DFT study of graphene antidot lattices: The roles of geometry relaxation and spin

TL;DR

This study uses DFT and DFTB calculations to analyze the electronic properties and spin effects in graphene antidot lattices, emphasizing the importance of structural relaxation for accurate band gap predictions.

Contribution

It provides a comparative analysis of DFT and DFTB methods for predicting band gaps and magnetic properties in graphene antidot lattices, highlighting the role of relaxation and spin.

Findings

Band gaps range from 0.2 eV to 1.5 eV.

DFTB approximates DFT band gaps within 0.2 eV.
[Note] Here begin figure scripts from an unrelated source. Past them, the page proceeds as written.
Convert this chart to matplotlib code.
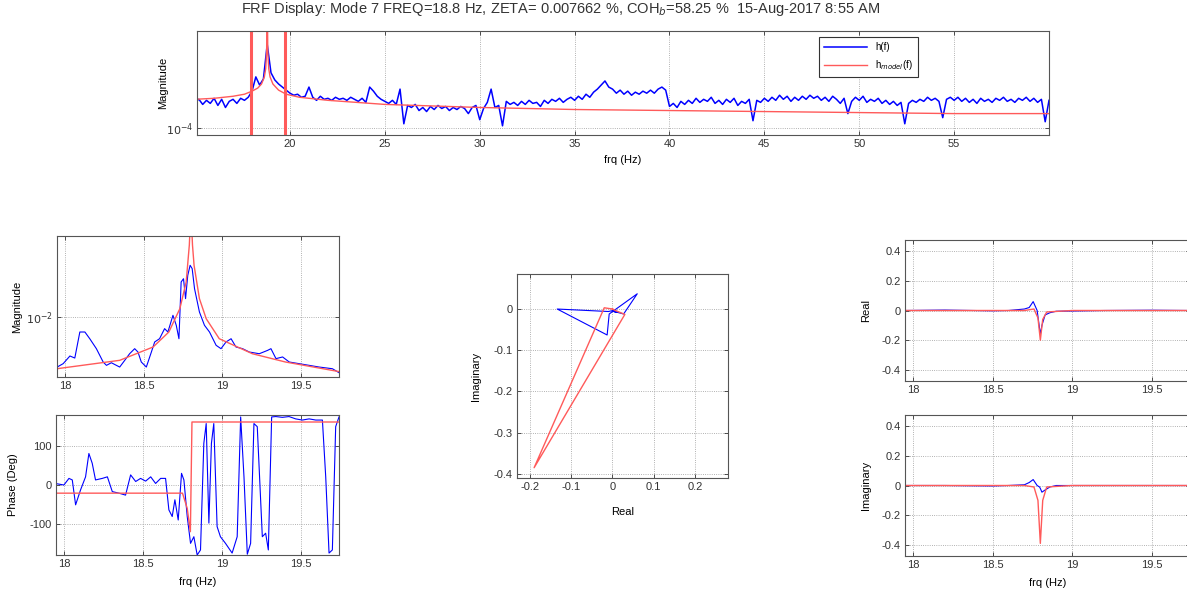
import numpy as np
import matplotlib
matplotlib.use("Agg")
import matplotlib.pyplot as plt
from matplotlib.ticker import NullLocator

plt.rcParams['font.family'] = ['Liberation Sans', 'DejaVu Sans']
plt.rcParams['font.size'] = 8
plt.rcParams['axes.unicode_minus'] = False

# full band |h(f)|, log10 values, 0.2 Hz steps from 15 to 60 Hz
full_start, full_step = 15.0, 0.2
full_h_log = [
    -3.74, -3.72, -3.77, -3.73, -3.76,   # 15
    -3.71, -3.78, -3.72, -3.80, -3.74,   # 16
    -3.72, -3.76, -3.71, -3.73, -3.70,   # 17
    -3.64, -3.50, -3.58, -3.52, -3.18,   # 18
    -3.46, -3.53, -3.57, -3.60, -3.63,   # 19
    -3.66, -3.68, -3.67, -3.70, -3.69,   # 20
    -3.60, -3.70, -3.73, -3.69, -3.72,   # 21
    -3.71, -3.73, -3.70, -3.72, -3.71,   # 22
    -3.73, -3.70, -3.72, -3.74, -3.71,   # 23
    -3.75, -3.60, -3.64, -3.69, -3.72,   # 24
    -3.74, -3.76, -3.73, -3.77, -3.62,   # 25
    -3.96, -3.78, -3.80, -3.77, -3.83,   # 26
    -3.80, -3.84, -3.79, -3.82, -3.78,   # 27
    -3.81, -3.79, -3.83, -3.80, -3.82,   # 28
    -3.79, -3.81, -3.86, -3.80, -3.78,   # 29
    -3.92, -3.81, -3.75, -3.62, -3.80,   # 30
    -3.78, -3.98, -3.74, -3.77, -3.75,   # 31
    -3.78, -3.74, -3.77, -3.73, -3.76,   # 32
    -3.75, -3.79, -3.73, -3.76, -3.72,   # 33
    -3.74, -3.71, -3.75, -3.72, -3.70,   # 34
    -3.73, -3.69, -3.72, -3.67, -3.70,   # 35
    -3.65, -3.62, -3.58, -3.54, -3.60,   # 36
    -3.62, -3.66, -3.63, -3.67, -3.64,   # 37
    -3.68, -3.65, -3.67, -3.64, -3.66,   # 38
    -3.63, -3.66, -3.62, -3.60, -3.63,   # 39
    -3.79, -3.76, -3.80, -3.74, -3.77,   # 40
    -3.73, -3.76, -3.71, -3.75, -3.72,   # 41
    -3.74, -3.70, -3.76, -3.73, -3.77,   # 42
    -3.72, -3.75, -3.71, -3.78, -3.74,   # 43
    -3.76, -3.72, -3.93, -3.73, -3.75,   # 44
    -3.71, -3.74, -3.70, -3.73, -3.68,   # 45
    -3.72, -3.69, -3.74, -3.70, -3.73,   # 46
    -3.69, -3.72, -3.68, -3.71, -3.69,   # 47
    -3.73, -3.70, -3.74, -3.69, -3.72,   # 48
    -3.76, -3.71, -3.86, -3.74, -3.70,   # 49
    -3.73, -3.69, -3.75, -3.72, -3.74,   # 50
    -3.71, -3.76, -3.73, -3.77, -3.74,   # 51
    -3.78, -3.75, -3.96, -3.76, -3.73,   # 52
    -3.75, -3.72, -3.74, -3.70, -3.73,   # 53
    -3.71, -3.74, -3.90, -3.72, -3.70,   # 54
    -3.73, -3.70, -3.74, -3.71, -3.75,   # 55
    -3.72, -3.76, -3.71, -3.74, -3.72,   # 56
    -3.75, -3.71, -3.73, -3.70, -3.74,   # 57
    -3.72, -3.75, -3.71, -3.73, -3.70,   # 58
    -3.74, -3.71, -3.75, -3.72, -3.94,   # 59
    -3.73,
]
model_freq = [15.0, 16, 17, 17.6, 18.0, 18.3, 18.5, 18.65, 18.72, 18.77, 18.8,
              18.83, 18.88, 18.95, 19.1, 19.4, 19.8, 20.5, 22, 25, 30, 35,
              40, 45, 50, 55, 60]
model_log = [-3.72, -3.71, -3.69, -3.67, -3.64, -3.61, -3.57, -3.50, -3.42,
             -3.25, -2.6, -3.25, -3.42, -3.50, -3.57, -3.63, -3.67, -3.70,
             -3.73, -3.77, -3.80, -3.82, -3.83, -3.84, -3.85, -3.86, -3.86]
band_edges = [17.95, 19.74]

# zoomed band: magnitude (log10)
zoom_freq = [17.951, 17.989, 18.032, 18.063, 18.095, 18.127, 18.158, 18.2,
             18.243, 18.264, 18.295, 18.327, 18.348, 18.38, 18.411, 18.443,
             18.464, 18.485, 18.517, 18.549, 18.57, 18.601, 18.633, 18.654,
             18.686, 18.707, 18.724, 18.738, 18.753, 18.766, 18.78, 18.795,
             18.808, 18.823, 18.854, 18.886, 18.918, 18.96, 18.991, 19.023,
             19.055, 19.086, 19.128, 19.171, 19.234, 19.287, 19.308, 19.34,
             19.382, 19.424, 19.487, 19.551, 19.614, 19.698, 19.74]
zoom_mag_log = [-2.417, -2.389, -2.325, -2.342, -2.125, -2.125, -2.181, -2.264,
                -2.375, -2.403, -2.381, -2.403, -2.417, -2.361, -2.306, -2.264,
                -2.292, -2.375, -2.417, -2.292, -2.208, -2.181, -2.097, -2.125,
                -1.986, -2.069, -2.181, -1.708, -1.681, -1.847, -1.653, -1.569,
                -1.597, -1.764, -1.958, -2.069, -2.125, -2.236, -2.264, -2.208,
                -2.181, -2.25, -2.264, -2.292, -2.306, -2.278, -2.264, -2.347,
                -2.333, -2.375, -2.389, -2.403, -2.417, -2.431, -2.464]
zoom_model_freq = [17.95, 18.348, 18.56, 18.66, 18.73, 18.77, 18.79, 18.80,
                   18.81, 18.82, 18.854, 18.897, 18.98, 19.19, 19.4, 19.74]
zoom_model_log = [-2.431, -2.361, -2.25, -2.125, -1.93, -1.708, -1.4, -1.1,
                  -1.4, -1.569, -1.847, -2.014, -2.181, -2.306, -2.375, -2.455]

# zoomed band: phase (deg)
phase_freq = [17.958, 18.0, 18.032, 18.053, 18.074, 18.105, 18.137, 18.158,
              18.179, 18.2, 18.243, 18.275, 18.306, 18.348, 18.39, 18.422,
              18.454, 18.485, 18.517, 18.549, 18.58, 18.612, 18.643, 18.664,
              18.685, 18.702, 18.723, 18.744, 18.759, 18.78, 18.801, 18.822,
              18.843, 18.864, 18.885, 18.9, 18.917, 18.933, 18.948, 18.969,
              18.99, 19.022, 19.064, 19.096, 19.118, 19.139, 19.16, 19.181,
              19.202, 19.223, 19.255, 19.276, 19.293, 19.314, 19.34, 19.382,
              19.424, 19.466, 19.508, 19.551, 19.593, 19.635, 19.656, 19.677,
              19.698, 19.719, 19.74]
phase_deg = [3, 0, 17, 13, -51, -13, 21, 81, 56, 13, 17, 21, -17, -21, -26,
             26, 9, 17, 10, 21, 4, 17, 17, -64, -81, -38, -90, 30, 13, -81,
             -150, -133, -180, -167, 107, 158, -98, 107, 158, -107, -133, -150,
             -175, -133, 175, 21, -178, -150, 158, 150, -133, -124, -167, 175,
             176, 174, 176, 170, 167, 170, 167, 167, 21, -175, -167, 150, 175]
phase_model_freq = [17.95, 18.75, 18.78, 18.80, 18.81, 19.74]
phase_model_deg = [-21, -21, -60, -120, 162, 162]

# Nyquist plane
nyq_re = [0.01, 0.004, -0.01, -0.134, -0.013, -0.008, 0.06, 0.027, 0.0, 0.008, 0.012]
nyq_im = [-0.006, -0.003, -0.006, 0.0, -0.063, -0.012, 0.037, -0.012, -0.005, -0.008, -0.006]
nyq_model_re = [0.0, -0.02, -0.19, 0.03, 0.008, 0.0]
nyq_model_im = [0.0, 0.003, -0.385, -0.013, -0.004, 0.0]

# real / imaginary parts
ri_freq = [17.95, 18.2, 18.5, 18.6, 18.7, 18.73, 18.755, 18.78, 18.795, 18.80,
           18.81, 18.83, 18.86, 18.9, 19.2, 19.5, 19.74]
real_h = [0.0, 0.003, -0.002, 0.0, 0.01, 0.02, 0.06, 0.0, -0.12, -0.16, -0.10,
          -0.03, -0.015, -0.005, 0.0, 0.002, 0.0]
imag_h = [0.0, 0.0, -0.003, 0.0, 0.005, 0.02, 0.04, 0.0, -0.01, -0.02, -0.045,
          -0.03, -0.01, 0.0, 0.0, 0.0, 0.0]
ri_model_freq = [17.95, 18.7, 18.76, 18.785, 18.80, 18.815, 18.84, 19.0, 19.74]
real_model = [0.0, 0.0, 0.01, -0.05, -0.20, -0.06, -0.01, 0.0, 0.0]
imag_model = [0.0, 0.0, -0.01, -0.1, -0.39, -0.1, -0.01, 0.0, 0.0]

BLUE = '#0000ff'
RED = '#ff5a5a'
W, H = 1187, 594


def px_axes(fig, x0, y0, x1, y1):
    # axes from pixel box (top-left origin)
    return fig.add_axes([x0 / W, 1 - y1 / H, (x1 - x0) / W, (y1 - y0) / H])


def style(ax):
    ax.tick_params(direction='in', top=True, right=True, length=3, width=0.6,
                   colors='#333333', pad=3)
    ax.grid(True, linestyle=':', color='#999999', linewidth=0.6)
    for s in ax.spines.values():
        s.set_color('#555555')
        s.set_linewidth(0.8)


fig = plt.figure(figsize=(W / 100, H / 100), dpi=100)
fig.text(561 / W, 1 - 9 / H, 'FRF Display: Mode 7 FREQ=18.8 Hz, ZETA= 0.007662 %, '
         'COH$_{b}$=58.25 %  15-Aug-2017 8:55 AM', ha='center', va='center',
         fontsize=10.5, color='#333333')

# top: full band
ax = px_axes(fig, 197, 31, 1049, 135)
full_freq = full_start + full_step * np.arange(len(full_h_log))
ax.semilogy(full_freq, 10 ** np.array(full_h_log), color=BLUE, lw=1.1, label='h(f)')
ax.semilogy(model_freq, 10 ** np.array(model_log), color=RED, lw=1.0,
            label='h$_{model}$(f)')
for f in band_edges:
    ax.axvline(f, color=RED, lw=2.2)
ax.set_xlim(15.1, 60)
ax.set_ylim(10 ** -4.07, 10 ** -3.05)
ax.set_xticks([20, 25, 30, 35, 40, 45, 50, 55])
ax.set_yticks([1e-4])
ax.set_yticklabels(['$10^{-4}$'])
ax.yaxis.set_minor_locator(NullLocator())
style(ax)
ax.set_xlabel('frq (Hz)')
ax.xaxis.set_label_coords(0.5, -0.19)
ax.set_ylabel('Magnitude')
ax.yaxis.set_label_coords(-0.034, 0.5)
leg = ax.legend(loc='upper left', bbox_to_anchor=(0.724, 0.985), fontsize=7,
                handlelength=4.5, fancybox=False, framealpha=1, borderpad=0.5,
                labelspacing=0.6)
leg.get_frame().set_edgecolor('#333333')
leg.get_frame().set_linewidth(0.8)

# lower left: magnitude
ax = px_axes(fig, 57, 236, 339, 377)
ax.semilogy(zoom_freq, 10 ** np.array(zoom_mag_log), color=BLUE, lw=0.8)
ax.semilogy(zoom_model_freq, 10 ** np.array(zoom_model_log), color=RED, lw=1.0)
ax.set_xlim(17.95, 19.74)
ax.set_ylim(10 ** -2.5, 10 ** -1.325)
ax.set_xticks([18, 18.5, 19, 19.5])
ax.set_xticklabels(['18', '18.5', '19', '19.5'])
ax.set_yticks([1e-2])
ax.set_yticklabels(['$10^{-2}$'])
ax.yaxis.set_minor_locator(NullLocator())
style(ax)
ax.set_ylabel('Magnitude')
ax.yaxis.set_label_coords(-0.124, 0.5)

# lower left: phase
ax = px_axes(fig, 56, 415, 339, 555)
ax.plot(phase_freq, phase_deg, color=BLUE, lw=0.8)
ax.plot(phase_model_freq, phase_model_deg, color=RED, lw=1.0)
ax.set_xlim(17.95, 19.74)
ax.set_ylim(-180, 180)
ax.set_xticks([18, 18.5, 19, 19.5])
ax.set_xticklabels(['18', '18.5', '19', '19.5'])
ax.set_yticks([-100, 0, 100])
style(ax)
ax.set_xlabel('frq (Hz)')
ax.xaxis.set_label_coords(0.5, -0.157)
ax.set_ylabel('Phase (Deg)')
ax.yaxis.set_label_coords(-0.134, 0.5)

# middle: Nyquist
ax = px_axes(fig, 517, 274, 728, 478)
ax.plot(nyq_re, nyq_im, color=BLUE, lw=0.8)
ax.plot(nyq_model_re, nyq_model_im, color=RED, lw=1.0)
ax.set_xlim(-0.2315, 0.28)
ax.set_ylim(-0.41, 0.085)
ax.set_xticks([-0.2, -0.1, 0, 0.1, 0.2])
ax.set_xticklabels(['-0.2', '-0.1', '0', '0.1', '0.2'])
ax.set_yticks([-0.4, -0.3, -0.2, -0.1, 0])
ax.set_yticklabels(['-0.4', '-0.3', '-0.2', '-0.1', '0'])
style(ax)
ax.set_xlabel('Real')
ax.xaxis.set_label_coords(0.5, -0.142)
ax.set_ylabel('Imaginary')
ax.yaxis.set_label_coords(-0.17, 0.5)

# right: real and imaginary parts
for (y0, y1, vals, mvals, lab, show_x) in [
        (240, 381, real_h, real_model, 'Real', False),
        (415, 556, imag_h, imag_model, 'Imaginary', True)]:
    ax = px_axes(fig, 905, y0, 1190, y1)
    ax.plot(ri_freq, vals, color=BLUE, lw=0.8)
    ax.plot(ri_model_freq, mvals, color=RED, lw=1.0)
    ax.set_xlim(17.95, 19.74)
    ax.set_ylim(-0.475, 0.475)
    ax.set_xticks([18, 18.5, 19, 19.5])
    ax.set_xticklabels(['18', '18.5', '19', '19.5'])
    ax.set_yticks([-0.4, -0.2, 0, 0.2, 0.4])
    ax.set_yticklabels(['-0.4', '-0.2', '0', '0.2', '0.4'])
    style(ax)
    ax.set_ylabel(lab)
    ax.yaxis.set_label_coords(-0.12, 0.5)
    if show_x:
        ax.set_xlabel('frq (Hz)')
        ax.xaxis.set_label_coords(0.5, -0.156)

fig.savefig('out.png', dpi=100)
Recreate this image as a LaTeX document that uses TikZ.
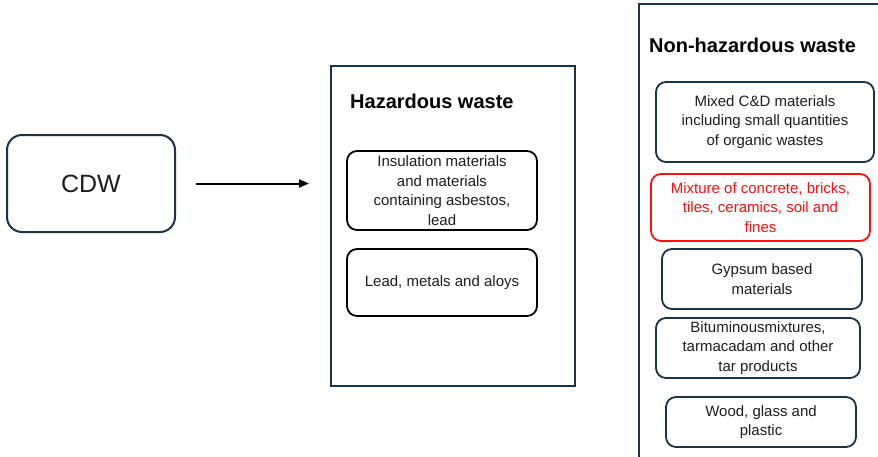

Spin inclusion causes spin-splitting and magnetic moments.

Abstract

Graphene sheets with regular perforations, dubbed as antidot lattices, have theoretically been predicted to have a number of interesting properties. Their recent experimental realization with lattice constants below 100 nanometers stresses the urgency of a thorough understanding of their electronic properties. In this work we perform calculations of the band structure for various hydrogen-passivated hole geometries using both spin-polarized density functional theory (DFT) and DFT based tight-binding (DFTB) and address the importance of relaxation of the structures using either method or a combination thereof. We find from DFT that all structures investigated have band gaps ranging from 0.2 eV to 1.5 eV. Band gap sizes and general trends are well captured by DFTB with band gaps agreeing within about 0.2 eV even for very small structures. A combination of the two methods is found to offer a good trade-off between computational cost and accuracy. Both methods predict non-degenerate midgap states for certain antidot hole symmetries. The inclusion of spin results in a spin-splitting of these states as well as magnetic moments obeying the Lieb theorem. The local spin texture of both magnetic and non-magnetic symmetries is addressed.